How might we build a habit that feels good to keep, but not scary to miss?
Core Design Decisions
Tasks are hidden until the user picks their time.
First question: how much time do you have? 5, 15, or 30 minutes. Tasks appear after — matched to the duration. No visible backlog. You never see everything you haven't done.
5 minutes counts the same as 30.
Showing up every day matters more than doing a lot once a week. One thing done beats a marathon that never happens.
The timer is the ritual container.
Session starts, countdown runs, notifications go quiet. Before cleaning, the user says their intention out loud — "In the next 5 minutes I will take out the trash." Simple, but it works. The timer turns an open-ended chore into a contained moment.

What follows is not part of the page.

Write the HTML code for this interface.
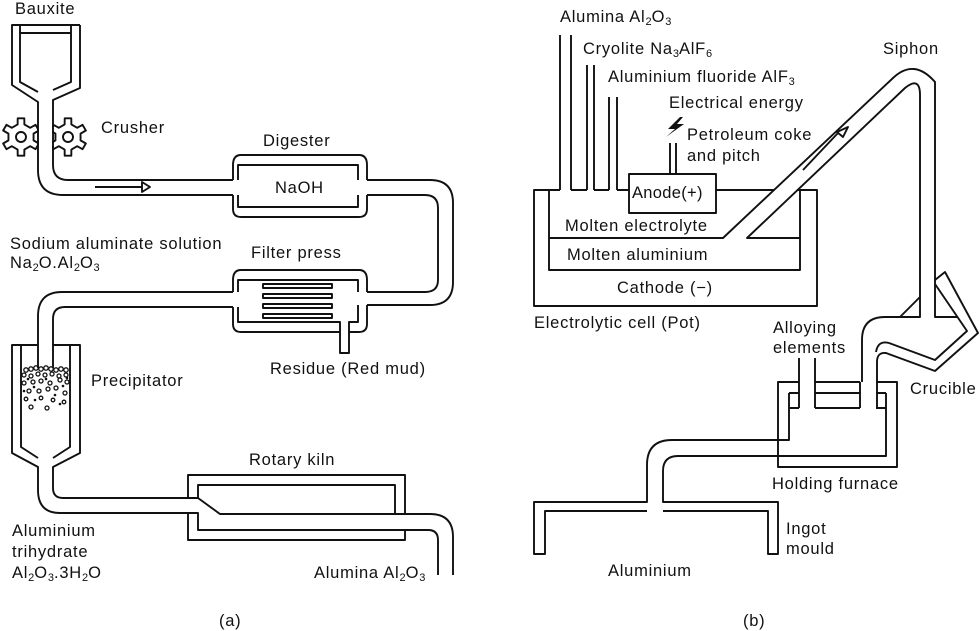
<!DOCTYPE html>
<html><head><meta charset="utf-8"><style>
html,body{margin:0;padding:0;background:#fff;}
svg{display:block;}
text{font-family:"Liberation Sans",sans-serif;font-size:16.5px;letter-spacing:0.75px;fill:#111;}
.s{font-size:11px;letter-spacing:0;}
</style></head><body>
<svg width="980" height="631" viewBox="0 0 980 631" xmlns="http://www.w3.org/2000/svg">
<g fill="none" stroke="#111" stroke-width="1.9" stroke-linejoin="round">
<!-- gears -->
<g fill="#fff">
<polygon transform="translate(21,137)" points="12.56,3.37 17.85,6.5 14.55,12.21 9.19,9.19 3.37,12.56 3.3,18.71 -3.3,18.71 -3.37,12.56 -9.19,9.19 -14.55,12.21 -17.85,6.5 -12.56,3.37 -12.56,-3.37 -17.85,-6.5 -14.55,-12.21 -9.19,-9.19 -3.37,-12.56 -3.3,-18.71 3.3,-18.71 3.37,-12.56 9.19,-9.19 14.55,-12.21 17.85,-6.5 12.56,-3.37"/>
<polygon transform="translate(68,137)" points="12.56,3.37 17.85,6.5 14.55,12.21 9.19,9.19 3.37,12.56 3.3,18.71 -3.3,18.71 -3.37,12.56 -9.19,9.19 -14.55,12.21 -17.85,6.5 -12.56,3.37 -12.56,-3.37 -17.85,-6.5 -14.55,-12.21 -9.19,-9.19 -3.37,-12.56 -3.3,-18.71 3.3,-18.71 3.37,-12.56 9.19,-9.19 14.55,-12.21 17.85,-6.5 12.56,-3.37"/>
<circle cx="21" cy="137" r="5"/><circle cx="68" cy="137" r="5"/>
</g>
<rect x="39" y="100" width="13" height="70" fill="#fff" stroke="none"/>
<!-- hopper + pipe -->
<path d="M80,25 H12 V85 L38,102 V170 Q38,195 63,195 H233"/>
<path d="M80,25 V88 L53,100 V165 Q53,180 68,180 H233"/>
<path d="M20,25 V82 L38,92 M71,25 V82 L53,90 M20,33 H71"/>
<path d="M95,187 H142"/><path d="M142,182 L150,187 L142,192 Z"/>
<!-- digester -->
<path d="M233,180 V165 Q233,155 241,155 H359 Q367,155 367,165 V180 M233,195 V209 Q233,217 241,217 H359 Q367,217 367,209 V195"/>
<path d="M238,180 V165 H358 V180 M238,195 V207 H358 V195"/>
<path d="M367,180 H430 Q453,180 453,203 V282 Q453,305 430,305 H367"/>
<path d="M367,195 H425 Q438,195 438,208 V280 Q438,292 425,292 H367"/>
<!-- filter press -->
<path d="M233,292 V280 Q233,270 241,270 H359 Q367,270 367,280 V292 M233,307 V324 Q233,332 241,332 H340 M349,332 H359 Q367,332 367,324 V305"/>
<path d="M238,292 V280 H358 V292 M238,307 V322 H340 V353 H349 V322 H358 V305"/>
<rect x="263" y="284" width="69" height="4"/><rect x="263" y="294" width="69" height="4"/><rect x="263" y="304" width="69" height="4"/><rect x="263" y="314" width="69" height="4"/>
<path d="M233,292 H62 Q38,292 38,316 V368"/>
<path d="M233,307 H65 Q53,307 53,319 V368"/>
<!-- precipitator -->
<path d="M38,345 H12 V453 L38,467 V490 Q38,513 60,513 H188"/>
<path d="M53,345 H80 V453 L53,467 V488 Q53,498 63,498 H188"/>
<path d="M21,345 V447 L38,458 M70,345 V447 L53,458"/>
<!-- kiln -->
<path d="M188,498 V475 H405 V514 M405,530 V540 H188 V513"/>
<path d="M198,498 V485 H395 V514"/>
<path d="M188,498 H198 L220,514 H430 Q453,514 453,537 V575"/>
<path d="M188,513 H198 V530 H428 Q438,530 438,540 V575"/>
</g>
<g fill="none" stroke="#111" stroke-width="1.3">
<circle cx="26" cy="370" r="2.2"/><circle cx="31" cy="369" r="2.2"/><circle cx="36" cy="368" r="2.2"/><circle cx="41" cy="369" r="2.2"/><circle cx="46" cy="368" r="2.2"/><circle cx="51" cy="369" r="2.2"/><circle cx="56" cy="370" r="2.2"/><circle cx="61" cy="369" r="2.2"/><circle cx="66" cy="370" r="2.2"/>
<circle cx="24" cy="375" r="2"/><circle cx="31" cy="376" r="2"/><circle cx="38" cy="374" r="2"/><circle cx="45" cy="375" r="2"/><circle cx="52" cy="374" r="2"/><circle cx="59" cy="376" r="2"/><circle cx="66" cy="375" r="2"/>
<circle cx="24" cy="383" r="2"/><circle cx="33" cy="382" r="2"/><circle cx="41" cy="381" r="2"/><circle cx="50" cy="383" r="2"/><circle cx="60" cy="380" r="2"/><circle cx="67" cy="382" r="2"/>
<circle cx="29" cy="391" r="2"/><circle cx="39" cy="391" r="2"/><circle cx="48" cy="389" r="2"/><circle cx="56" cy="388" r="2"/><circle cx="65" cy="393" r="2"/>
<circle cx="26" cy="399" r="1.8"/><circle cx="41" cy="398" r="1.8"/><circle cx="53" cy="400" r="1.8"/><circle cx="64" cy="402" r="1.8"/>
<circle cx="31" cy="407" r="2"/><circle cx="47" cy="408" r="2"/>
</g>
<g fill="#111">
<circle cx="28" cy="379" r="1.3"/><circle cx="46" cy="379" r="1.3"/><circle cx="63" cy="386" r="1.3"/><circle cx="24" cy="391" r="1.3"/><circle cx="34" cy="387" r="1.3"/><circle cx="55" cy="395" r="1.3"/><circle cx="35" cy="400" r="1.3"/><circle cx="67" cy="378" r="1.3"/><circle cx="60" cy="404" r="1.3"/>
</g>

<!-- (b) -->
<g fill="none" stroke="#111" stroke-width="1.9" stroke-linejoin="round">
<path d="M560,35 V190 M571,35 V190 M587,65 V190 M594,65 V190 M609,97 V190 M617,97 V190 M670,143 V174 M676,143 V174"/>
<path d="M560,190 H534 V306 H817 V190 H797 M571,190 H587 M594,190 H609 M617,190 H629 M716,190 H774"/>
<rect x="629" y="174" width="87" height="39" fill="#fff"/>
<path d="M549,190 V270 H800 V190"/>
<path d="M549,238 H723 L893,78 Q914,58 935,82 V317 H958"/>
<path d="M800,238 H747 L905,88 Q920,76 920,95 V317 H900 L920,297"/>
<path d="M803,170 L838,133"/><path d="M837,132 L848,127 L843,137 Z"/>
<!-- crucible -->
<path d="M900,317 H885 Q862,317 862,340 V382"/>
<path d="M935,280 L945,272 L978,333 L935,371 L886,353 Q877,352 877,362 V408"/>
<path d="M935,284 L967,331 L935,360 L889,343 Q878,340 876,352"/>
<!-- holding furnace -->
<path d="M799,382 H778 V467 H897 V382 H876 M815,382 H860 M815,393 H860 M815,408 H860 M860,382 V408"/>
<path d="M799,358 V408 M815,358 V408 M789,393 H799 M789,408 H799 M876,393 H886 M876,408 H886"/>
<path d="M789,393 V440 H672 Q647,440 647,465 V502 H534 V554 H545 V511 H647"/>
<path d="M886,393 V456 H678 Q663,456 663,471 V502 H778 V554 H768 V511 H663"/>
</g>
<path d="M680,117 L668,129 L675,129 L666,137 L684,124 L677,124 L683,117 Z" fill="#111"/>

<!-- labels (a) -->
<text x="15" y="14">Bauxite</text>
<text x="101" y="133">Crusher</text>
<text x="263" y="146">Digester</text>
<text x="275" y="193">NaOH</text>
<text x="10" y="249">Sodium aluminate solution</text>
<text x="10" y="268">Na<tspan class="s" dy="3">2</tspan><tspan dy="-3">O.Al</tspan><tspan class="s" dy="3">2</tspan><tspan dy="-3">O</tspan><tspan class="s" dy="3">3</tspan></text>
<text x="251" y="258">Filter press</text>
<text x="270" y="374">Residue (Red mud)</text>
<text x="91" y="386">Precipitator</text>
<text x="249" y="465">Rotary kiln</text>
<text x="12" y="536">Aluminium</text>
<text x="12" y="557">trihydrate</text>
<text x="12" y="578">Al<tspan class="s" dy="3">2</tspan><tspan dy="-3">O</tspan><tspan class="s" dy="3">3</tspan><tspan dy="-3">.3H</tspan><tspan class="s" dy="3">2</tspan><tspan dy="-3">O</tspan></text>
<text x="314" y="578">Alumina Al<tspan class="s" dy="3">2</tspan><tspan dy="-3">O</tspan><tspan class="s" dy="3">3</tspan></text>
<text x="219" y="626">(a)</text>
<!-- labels (b) -->
<text x="560" y="22">Alumina Al<tspan class="s" dy="3">2</tspan><tspan dy="-3">O</tspan><tspan class="s" dy="3">3</tspan></text>
<text x="583" y="54">Cryolite Na<tspan class="s" dy="3">3</tspan><tspan dy="-3">AlF</tspan><tspan class="s" dy="3">6</tspan></text>
<text x="608" y="82">Aluminium fluoride AlF<tspan class="s" dy="3">3</tspan></text>
<text x="669" y="108">Electrical energy</text>
<text x="687" y="140">Petroleum coke</text>
<text x="687" y="161">and pitch</text>
<text x="632" y="198" style="letter-spacing:0.3px">Anode(+)</text>
<text x="565" y="231">Molten electrolyte</text>
<text x="567" y="260">Molten aluminium</text>
<text x="617" y="293">Cathode (−)</text>
<text x="534" y="328">Electrolytic cell (Pot)</text>
<text x="883" y="54">Siphon</text>
<text x="773" y="333">Alloying</text>
<text x="773" y="353">elements</text>
<text x="910" y="394">Crucible</text>
<text x="772" y="489">Holding furnace</text>
<text x="786" y="534">Ingot</text>
<text x="786" y="554">mould</text>
<text x="608" y="576">Aluminium</text>
<text x="743" y="626">(b)</text>
</svg>
</body></html>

Progress is visual, not numerical.
The sun has 10 rays. Each day of streak, they get brighter — dim to full glow over 30 days. No counters, no percentages. Just a sun slowly coming to life. At day 30: Orbit. After that, the rays start changing colour — cycling through 9 phases. There's always a next step. No finish line.
Main Screen Flow
The main user journey covers 7 screens.
Learnings
Emotional framing is the product. Locu's feature set is simple. What makes it different is how it makes you feel before you've done anything.
Removing information is a design decision. Hiding the backlog until after the time choice was the most counterintuitive call, and the most important one.
Small mechanics carry big meaning. The sun animation, the intention statement, the paused notifications. None are complex. Together they turn something mundane into something worth doing.
A self-initiated project shows something a client project can't: how you think when no one is watching.
Most apps today are built fast, with AI filling the gaps. And it shows. They work, but they don't feel like anything. The ambition for Locu is simple: do for home environment what Duolingo did for language learning.
The app is in development. Marketing campaign is underway. Release coming very soon.